### Exercise details
Select the lines that contain "this" and copy each of them.
□ □ □ □ □ □ □
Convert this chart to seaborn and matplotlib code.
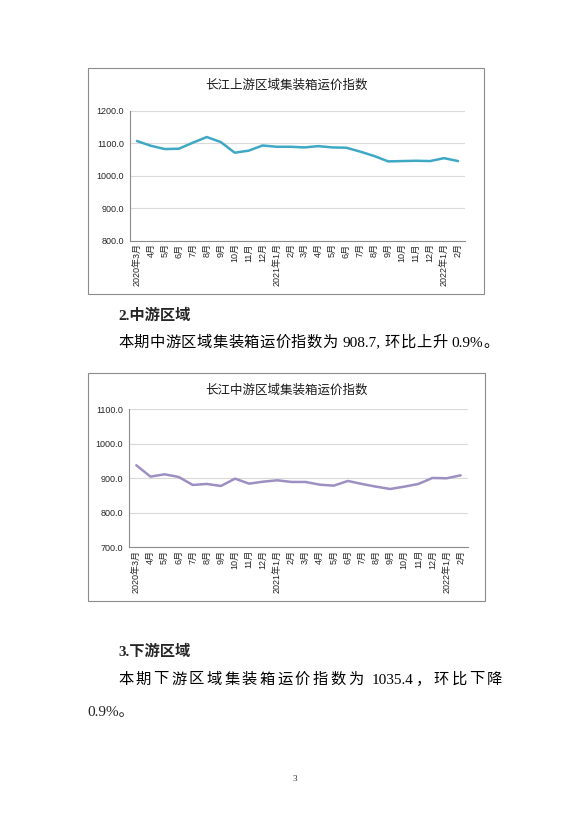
import matplotlib
matplotlib.use("Agg")
import matplotlib.pyplot as plt
from matplotlib.patches import Rectangle
import numpy as np
import pandas as pd
import seaborn as sns

months = ['2020年3月', '4月', '5月', '6月', '7月', '8月', '9月', '10月', '11月', '12月',
          '2021年1月', '2月', '3月', '4月', '5月', '6月', '7月', '8月', '9月', '10月',
          '11月', '12月', '2022年1月', '2月']

upstream = [1106.7, 1092.0, 1082.0, 1083.0, 1101.5, 1119.0, 1103.6, 1070.8, 1077.0, 1093.0,
            1089.0, 1089.0, 1087.0, 1091.0, 1087.0, 1086.0, 1074.0, 1060.5, 1044.0, 1045.0,
            1046.0, 1045.0, 1054.0, 1045.0]

midstream = [937.7, 904.8, 911.6, 903.9, 880.7, 883.6, 877.8, 899.0, 884.5, 890.3,
             894.2, 889.4, 889.4, 881.6, 878.7, 892.3, 883.6, 875.8, 869.0, 875.8,
             883.6, 901.0, 900.0, 908.7]

W, H = 588, 830
sns.set_theme(style="white")
chart_font = ['Liberation Sans', 'Noto Sans CJK SC']
body_font = ['Liberation Serif', 'Noto Sans CJK SC']
plt.rcParams['font.family'] = chart_font

fig = plt.figure(figsize=(W / 100, H / 100), dpi=100)
fig.patch.set_facecolor('white')


def fx(px):
    return px / W


def fy(py):
    return 1 - py / H


def draw_chart(box, axbox, values, color, title, yticks):
    bx0, by0, bx1, by1 = box
    fig.add_artist(Rectangle((fx(bx0), fy(by1)), fx(bx1) - fx(bx0), fy(by0) - fy(by1),
                             transform=fig.transFigure, fill=False, edgecolor='#8c8c8c', lw=0.8))
    fig.text(fx((bx0 + bx1) / 2), fy(by0 + 18), title, ha='center', va='center',
             fontsize=9, color='#1a1a1a', family=chart_font, fontweight='medium')
    l, t, r, b = axbox
    ax = fig.add_axes([fx(l), fy(b), fx(r) - fx(l), fy(t) - fy(b)])
    df = pd.DataFrame({'pos': np.arange(len(months)), 'value': values})
    sns.lineplot(data=df, x='pos', y='value', ax=ax, color=color, lw=1.8)
    ax.set_xlim(-0.5, len(months) - 0.5)
    ax.set_ylim(yticks[0], yticks[-1])
    ax.set_yticks(yticks)
    ax.set_yticklabels([f'{v:.1f}' for v in yticks], fontsize=6.5, color='#262626')
    ax.set_xticks(np.arange(len(months)))
    ax.set_xticklabels(months, rotation=90, fontsize=6.5, color='#262626', va='top', ha='center')
    ax.set_xticks(np.arange(len(months) + 1) - 0.5, minor=True)
    ax.tick_params(axis='x', which='major', length=0, pad=2)
    ax.tick_params(axis='x', which='minor', length=3, color='#8c8c8c', width=0.6, direction='out')
    ax.tick_params(axis='y', length=3, color='#8c8c8c', width=0.6, direction='out', pad=1.5)
    ax.yaxis.grid(True, color='#d9d9d9', lw=0.8)
    ax.set_axisbelow(True)
    for s in ['top', 'right']:
        ax.spines[s].set_visible(False)
    for s in ['left', 'bottom']:
        ax.spines[s].set_color('#8c8c8c')
        ax.spines[s].set_linewidth(0.8)
    ax.set_xlabel('')
    ax.set_ylabel('')
    ax.set_facecolor('white')
    return ax


draw_chart((88, 68, 484, 294), (130, 110.7, 465, 240.7), upstream, '#3fa9c5',
           '长江上游区域集装箱运价指数', [800, 900, 1000, 1100, 1200])
draw_chart((88, 373, 485, 601), (129.3, 409.3, 467.7, 547.3), midstream, '#9d8fc2',
           '长江中游区域集装箱运价指数', [700, 800, 900, 1000, 1100])

fig.canvas.draw()
renderer = fig.canvas.get_renderer()
SPACE = 3.5


def justify(tokens, x0, x1, y, size):
    # None in tokens stands for a word space of fixed width
    words = [tk for tk in tokens if tk is not None]
    texts = {i: fig.text(0, fy(y), tk, fontsize=size, va='center', ha='left',
                         family=body_font, color='black')
             for i, tk in enumerate(tokens) if tk is not None}
    widths = [texts[i].get_window_extent(renderer).width if tk is not None else SPACE
              for i, tk in enumerate(tokens)]
    gap = (x1 - x0 - sum(widths)) / (len(tokens) - 1)
    x = x0
    for i, w in enumerate(widths):
        if i in texts:
            texts[i].set_x(fx(x))
        x += w + gap


body_size = 11

fig.text(fx(118), fy(316), '2.中游区域', fontsize=body_size, fontweight='bold', va='center',
         family=body_font)
justify(list('本期中游区域集装箱运价指数为') + [None, '908.7,', None] + list('环比上升')
        + [None, '0.9%', '。'], 118, 499, 343, body_size)

fig.text(fx(118), fy(652), '3.下游区域', fontsize=body_size, fontweight='bold', va='center',
         family=body_font)
justify(list('本期下游区域集装箱运价指数为') + [None, '1035.4', '，'] + list('环比下降'),
        118, 502, 680, body_size)
fig.text(fx(87), fy(712), '0.9%。', fontsize=body_size, va='center', family=body_font)

fig.text(fx(295), fy(779), '3', fontsize=6.5, ha='center', va='center', family=body_font)

fig.savefig('out.png', dpi=100, facecolor='white')
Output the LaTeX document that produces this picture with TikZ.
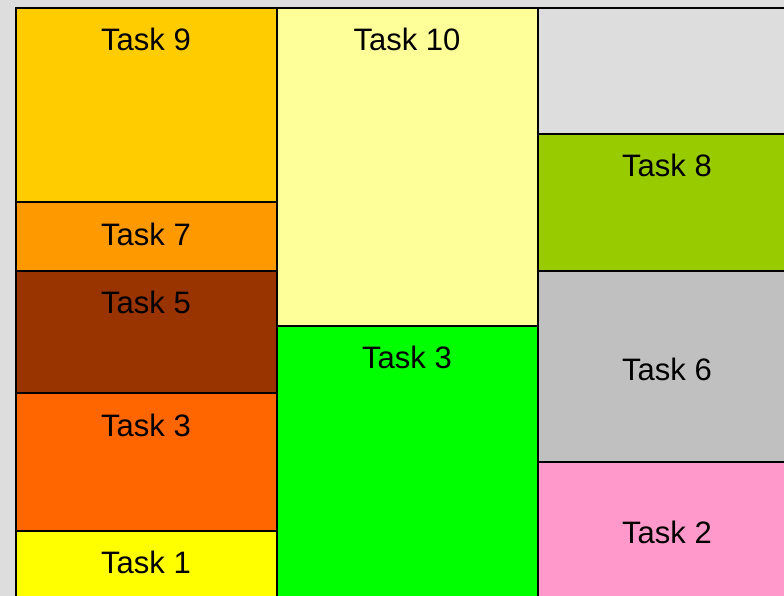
\documentclass[tikz,border=0pt]{standalone}
\usepackage{fontspec}
\setmainfont{Liberation Sans}
\definecolor{bgc}{HTML}{DDDDDD}
\definecolor{cnine}{HTML}{FFCC00}
\definecolor{cseven}{HTML}{FF9900}
\definecolor{cfive}{HTML}{993300}
\definecolor{cthreea}{HTML}{FF6600}
\definecolor{cone}{HTML}{FFFF00}
\definecolor{cten}{HTML}{FFFF99}
\definecolor{cthreeb}{HTML}{00FF00}
\definecolor{cempty}{HTML}{DDDDDD}
\definecolor{ceight}{HTML}{99CC00}
\definecolor{csix}{HTML}{C0C0C0}
\definecolor{ctwo}{HTML}{FF99CC}
\begin{document}
\begin{tikzpicture}[x=1pt,y=-1pt,
  cell/.style={draw=black,line width=2.5pt},
  lbl/.style={font=\fontsize{31}{37}\selectfont, anchor=base, inner sep=0pt, text=black}]
\useasboundingbox (0,0) rectangle (784,596);
\fill[bgc] (0,0) rectangle (784,596);
\begin{scope}
\clip (0,0) rectangle (784,596);
% column 1
\draw[cell,fill=cnine]   (16,8)   rectangle (277,202);
\draw[cell,fill=cseven]  (16,202) rectangle (277,271);
\draw[cell,fill=cfive]   (16,271) rectangle (277,393);
\draw[cell,fill=cthreea] (16,393) rectangle (277,531);
\draw[cell,fill=cone]    (16,531) rectangle (277,620);
% column 2
\draw[cell,fill=cten]    (277,8)   rectangle (538,326);
\draw[cell,fill=cthreeb] (277,326) rectangle (538,620);
% column 3
\draw[cell,fill=cempty]  (538,8)   rectangle (800,134);
\draw[cell,fill=ceight]  (538,134) rectangle (800,271);
\draw[cell,fill=csix]    (538,271) rectangle (800,462);
\draw[cell,fill=ctwo]    (538,462) rectangle (800,620);
\end{scope}
% labels
\node[lbl] (l9)  at (146,51)  {Task 9};
\node[lbl] (l7)  at (146,245) {Task 7};
\node[lbl] (l5)  at (146,313) {Task 5};
\node[lbl] (l3a) at (146,436) {Task 3};
\node[lbl] (l1)  at (146,573) {Task 1};
\node[lbl] (l10) at (407,51)  {Task 10};
\node[lbl] (l3b) at (407,368) {Task 3};
\node[lbl] (l8)  at (667,177) {Task 8};
\node[lbl] (l6)  at (667,380) {Task 6};
\node[lbl] (l2)  at (667,543) {Task 2};
\end{tikzpicture}
\end{document}
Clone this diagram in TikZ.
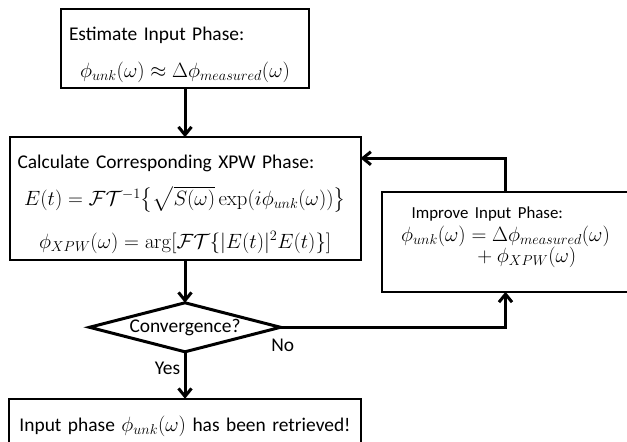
\documentclass[tikz,border=0pt]{standalone}
\usepackage{amsmath}
\usepackage[no-math]{fontspec}
\setmainfont{Carlito}
\usetikzlibrary{positioning,shapes.geometric,arrows.meta}

\begin{document}
\begin{tikzpicture}[
        phasebox/.style={
            rectangle, draw = black, line width = 2bp, outer sep = 0pt, inner ysep = 0pt, inner xsep = 8bp, align = center, font = \fontsize{19.5}{23}\selectfont
        },
        decision/.style={
            diamond, draw = black, line width = 3bp, outer sep = 0pt, inner sep = 0pt, aspect = 4, font = \fontsize{19.5}{23}\selectfont
        },
        answer/.style={
            font = \fontsize{19.5}{23}\selectfont
        },
        flow/.style={
            line width = 3bp, -{Straight Barb[length=8bp,width=13bp]}
        },
    ]
        \useasboundingbox (0,0) rectangle (627bp,-442bp);
        \clip (0,0) rectangle (627bp,-442bp);

        \node (estimate) [phasebox,text width=232bp] at (185bp,-48.65bp) {\rule{0pt}{31.7bp}\smash{Estimate Input Phase:}\hfill\null\\[13.6bp] \smash{$\phi_{unk}(\omega) \approx \Delta\phi_{measured}(\omega)$}\rule[-11bp]{0pt}{11bp}};

        \node (calc) [phasebox,text width=335bp,below=49bp of estimate] {\rule{0pt}{31bp}\smash{Calculate Corresponding XPW Phase:}\hfill\null\\[14.4bp] \smash{$E(t) = \mathcal{F}\mathcal{T}^{-1}\bigl\{\sqrt{S(\omega)}\exp(i\phi_{unk}(\omega))\bigr\}$}\\[19.6bp] \smash{$\phi_{XPW}(\omega) = \arg[\mathcal{F}\mathcal{T}\{|E(t)|^2E(t)\}]$}\rule[-11.7bp]{0pt}{11.7bp}};
        \path (estimate) edge[flow] (calc);

        \node (improve) [phasebox,text width=232bp,right=21bp of calc.north east,anchor=north west,yshift=-55.2bp] {\rule{0pt}{25.8bp}\hspace*{22.2bp}\smash{\fontsize{16.9}{20}\selectfont Improve Input Phase:}\hfill\null\\[0.4bp] \smash{$\phi_{unk}(\omega) = \Delta\phi_{measured}(\omega)$}\\[-2bp] \hspace*{38bp}\smash{${}+\phi_{XPW}(\omega)$}\rule[-29.3bp]{0pt}{29.3bp}};
        \draw[flow] (improve.north) |- ([yshift=-21bp]calc.north east);

        \node (converge) [decision,minimum width=191bp,minimum height=49bp,below=43bp of calc] {Convergence?};
        \path (calc) edge[flow] (converge);
        \draw[flow] (converge.east) -| node[answer,pos=0.005,below=10bp,inner sep=0pt] {No} (improve.south);

        \node (retrieved) [phasebox,text width=336bp,below=47bp of converge] {\rule{0pt}{32.7bp}Input phase $\phi_{unk}(\omega)$ has been retrieved!\rule[-16bp]{0pt}{16bp}};
        \path (converge) edge[flow] node[answer,pos=0.36,left] {Yes} (retrieved);

    \end{tikzpicture}
\end{document}
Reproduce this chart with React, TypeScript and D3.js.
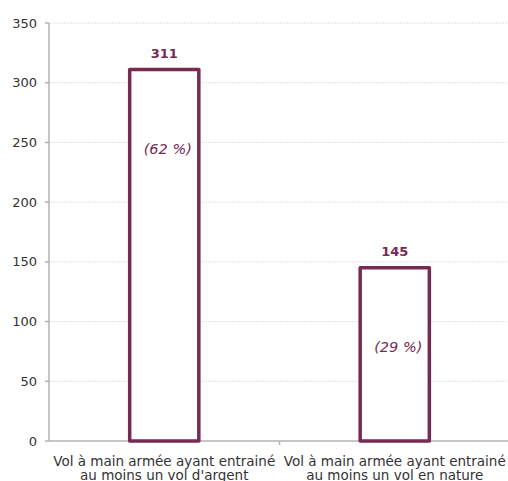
□ □ □ □ □ □ □
### Written response
Convert this chart to seaborn and matplotlib code.
Output the LaTeX document that produces this picture with TikZ.
Clone this diagram in TikZ.
Reproduce this chart with React, TypeScript and D3.js.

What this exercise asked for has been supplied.